The scrap from nearby Kali Khola identified 0.05 m thick sand seam layer between the silty clay layers at a depth of 9 m from the ground surface, which was similar to the level of sinkhole cavity. At the outcrop of Kali khola, groundwater flowing out from the interface of sand and silty clay layers were observed. An internal erosion was found at both the side of a sand layer. The internal erosion was not taking place at that location if there was only the presence of silty clay in the subsurface of Armala. The seepage groundwater from the hillside to the mainstream was the main source of erosion.

The groundwater flow is believed to trigger the formation of sinkholes. The Armala area is speculated to be actively eroding since hundreds of years which has caused gradual dissolving of small parts of soluble soil. This created caverns.

The geo-physical survey found that excessive use of natural resources and encroachment of water resources as the major cause of the caving.

==Risk==
The area used to be an agriculture land for most part of its history. Recently, there was an abrupt development of infrastructures. Due the sink holes, approximately 70 households has high risk.

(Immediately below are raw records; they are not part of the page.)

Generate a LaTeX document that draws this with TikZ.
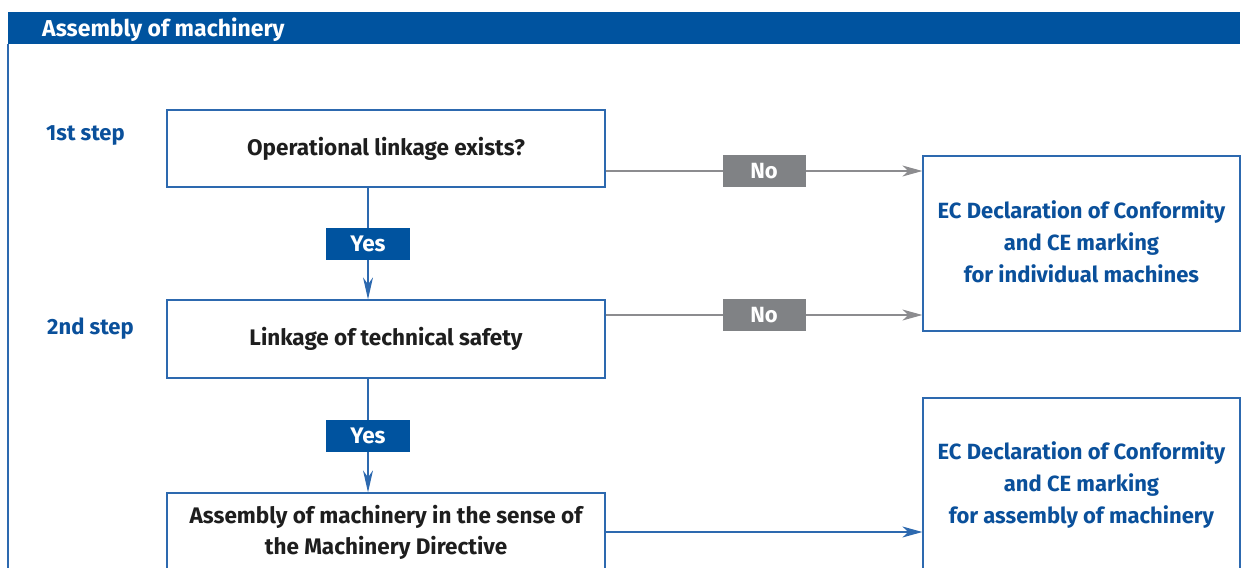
\documentclass[tikz,border=0pt]{standalone}
\usepackage{fontspec}
\setmainfont{Fira Sans}
\usetikzlibrary{arrows.meta}
\definecolor{hdrblue}{RGB}{0,83,159}
\definecolor{boxblue}{RGB}{45,105,175}
\definecolor{txtblue}{RGB}{10,80,155}
\definecolor{lblgrey}{RGB}{128,130,133}
\definecolor{linegrey}{RGB}{140,140,143}
\definecolor{txtblack}{RGB}{30,30,30}
\newcommand{\lowpad}{\rule[-4pt]{0pt}{1pt}}
\newcommand{\highpad}{\rule{0pt}{20pt}}
\tikzset{
  stepbox/.style={draw=boxblue, line width=1.3pt, fill=white, minimum width=438pt, align=center,
    font=\fontsize{22.5}{31}\selectfont\bfseries, text=txtblack, inner sep=0pt},
  resbox/.style={draw=boxblue, line width=1.3pt, fill=white, minimum width=317pt, align=center,
    font=\fontsize{22}{32}\selectfont\bfseries, text=txtblue, inner sep=0pt},
  steplabel/.style={anchor=west, font=\fontsize{22}{26}\selectfont\bfseries, text=txtblue, inner sep=0pt},
  yeslbl/.style={fill=hdrblue, text=white, minimum width=84pt, minimum height=32pt, inner sep=0pt,
    font=\fontsize{22.5}{26}\selectfont\bfseries},
  nolbl/.style={fill=lblgrey, text=white, minimum width=83pt, minimum height=32pt, inner sep=0pt,
    font=\fontsize{22}{26}\selectfont\bfseries},
  yesarrow/.style={draw=boxblue, line width=1.2pt, -{Stealth[length=22pt,width=10pt,inset=7pt]}},
  noarrow/.style={draw=linegrey, line width=1.2pt, -{Stealth[length=20pt,width=11pt,inset=6pt]}},
  blarrow/.style={draw=boxblue, line width=1.2pt, -{Stealth[length=20pt,width=11pt,inset=6pt]}},
}
\begin{document}
\begin{tikzpicture}[x=1pt,y=-1pt]
\useasboundingbox (0,0) rectangle (1246,567);
\clip (0,0) rectangle (1246,567);
% header
\fill[hdrblue] (8,12) rectangle (1240,44);
\node[anchor=west, text=white, font=\fontsize{23}{26}\selectfont\bfseries, inner sep=0pt] (title) at (42,30) {Assembly of machinery};
\draw[boxblue, line width=1.3pt] (8,44) -- (8,580);
% step labels
\node[steplabel] (s1) at (46,136) {1st step};
\node[steplabel] (s2) at (47,329) {2nd step};
% step boxes
\node[stepbox, minimum height=77pt] (b1) at (386,148.5) {Operational linkage exists?};
\node[stepbox, minimum height=78pt] (b2) at (386,339) {Linkage of technical safety};
\node[stepbox, minimum height=78pt] (b3) at (386,532) {Assembly of machinery in the sense of\\the Machinery Directive};
% result boxes
\node[resbox, minimum height=175pt] (r1) at (1081.5,243.5) {EC Declaration of Conformity\\and CE marking\\for individual machines\lowpad};
\node[resbox, minimum height=172pt] (r2) at (1081.5,484) {\highpad EC Declaration of Conformity\\and CE marking\\for assembly of machinery};
% coordinates for horizontal connector heights
\coordinate (n1) at (700,171);
\coordinate (n2) at (700,315);
% connectors
\draw[yesarrow] (b1.south -| 368,0) -- node[yeslbl] (y1) {Yes} (b2.north -| 368,0);
\draw[yesarrow] (b2.south -| 368,0) -- node[yeslbl] (y2) {Yes} (b3.north -| 368,0);
\draw[noarrow] (b1.east |- n1) -- node[nolbl] (no1) {No} (r1.west |- n1);
\draw[noarrow] (b2.east |- n2) -- node[nolbl] (no2) {No} (r1.west |- n2);
\draw[blarrow] (b3.east) -- (r2.west |- b3.east);
\end{tikzpicture}
\end{document}
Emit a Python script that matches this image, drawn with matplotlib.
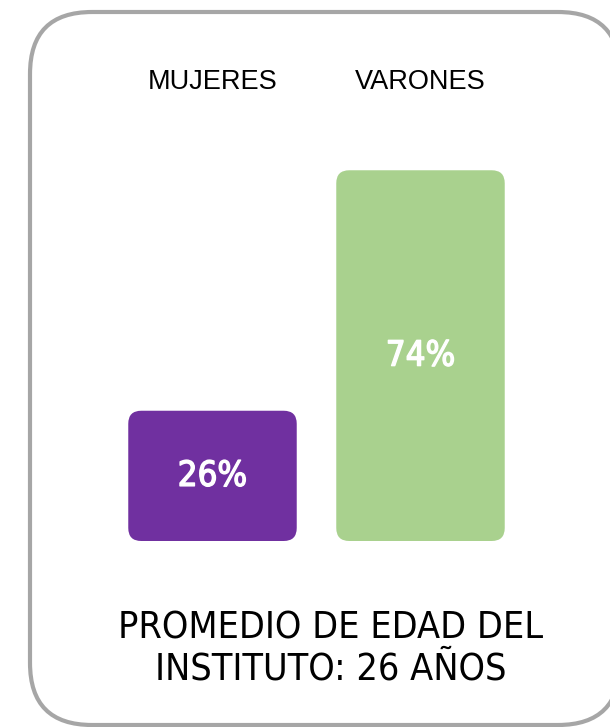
import matplotlib
matplotlib.use('Agg')
import matplotlib.pyplot as plt
import matplotlib.patheffects as pe
from matplotlib.patches import FancyBboxPatch
from matplotlib.transforms import blended_transform_factory

categories = ['MUJERES', 'VARONES']
values = [26, 74]
value_labels = ['26%', '74%']
colors = ['#7030a0', '#a9d18e']
footer = 'PROMEDIO DE EDAD DEL\nINSTITUTO: 26 AÑOS'

W, H = 610, 727
fig = plt.figure(figsize=(W / 100, H / 100), dpi=100)
plt.rcParams['font.family'] = ['DejaVu Sans']

# outer rounded frame (figure pixels); filled so agg doesn't clip the curves
frame = FancyBboxPatch((30, 2), 590, 713, boxstyle='round,pad=0,rounding_size=62',
                       transform=None, facecolor='white', edgecolor='#a6a6a6',
                       linewidth=3.0, zorder=-1)
fig.patches.append(frame)

# axes placed in pixel terms
ax_l, ax_r = 108.5, 524.5
ax_b, ax_t = 186, 687
ax = fig.add_axes([ax_l / W, ax_b / H, (ax_r - ax_l) / W, (ax_t - ax_b) / H])
ax.set_xlim(-0.5, 1.5)
ax.set_ylim(0, 100)
ax.axis('off')

xpx = 2.0 / (ax_r - ax_l)
ypx = 100.0 / (ax_t - ax_b)
radius_px = 13
bw = 0.81

for i, (v, c) in enumerate(zip(values, colors)):
    p = FancyBboxPatch((i - bw / 2, 0), bw, v,
                       boxstyle='round,pad=0,rounding_size=%f' % (radius_px * xpx),
                       mutation_aspect=ypx / xpx, facecolor=c, edgecolor='none')
    ax.add_patch(p)
    ax.text(i, v / 2, value_labels[i], ha='center', va='center', color='white',
            fontsize=25, fontstretch='condensed',
            path_effects=[pe.withStroke(linewidth=1.0, foreground='white')])

trans = blended_transform_factory(ax.transData, fig.transFigure)
for i, cat in enumerate(categories):
    ax.text(i, 1 - 82 / H, cat, transform=trans, ha='center', va='center',
            fontsize=19.5, family=['Liberation Sans', 'DejaVu Sans'])

fig.text(331 / W, 1 - 649 / H, footer, ha='center', va='center', fontsize=27,
         linespacing=1.15, fontstretch='condensed')

fig.savefig('out.png', dpi=100, facecolor='white')
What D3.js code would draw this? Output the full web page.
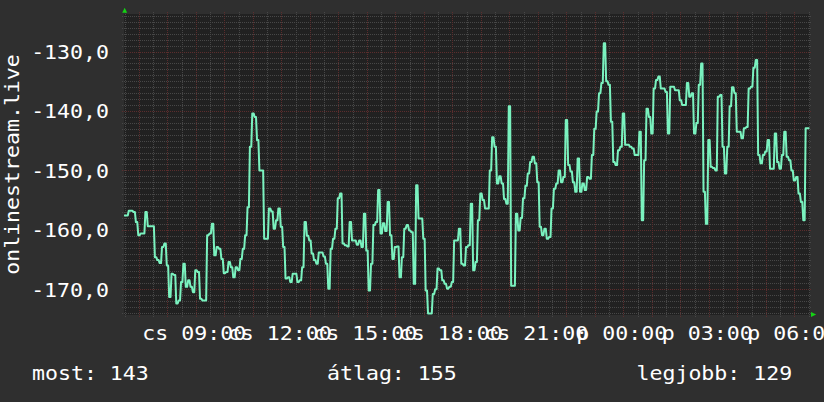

A high potential of catastrophe is predicted in case of seismic event in the area.

The earthquake of 2015, some muddy water was observed at the outlet of the Kali River indicating alteration of subsoil conditions in some ways. However, no new sinkholes were formed and the size of existing sinkholes did not change.

The Disaster Prevention Department has prohibited paddy plantation in the area for five years to reduce water seepage. However, locals were allowed to cultivate vegetables which require less amount of water. It has been learnt that a study around five decades ago had also recommended not to establish any human settlement in the area.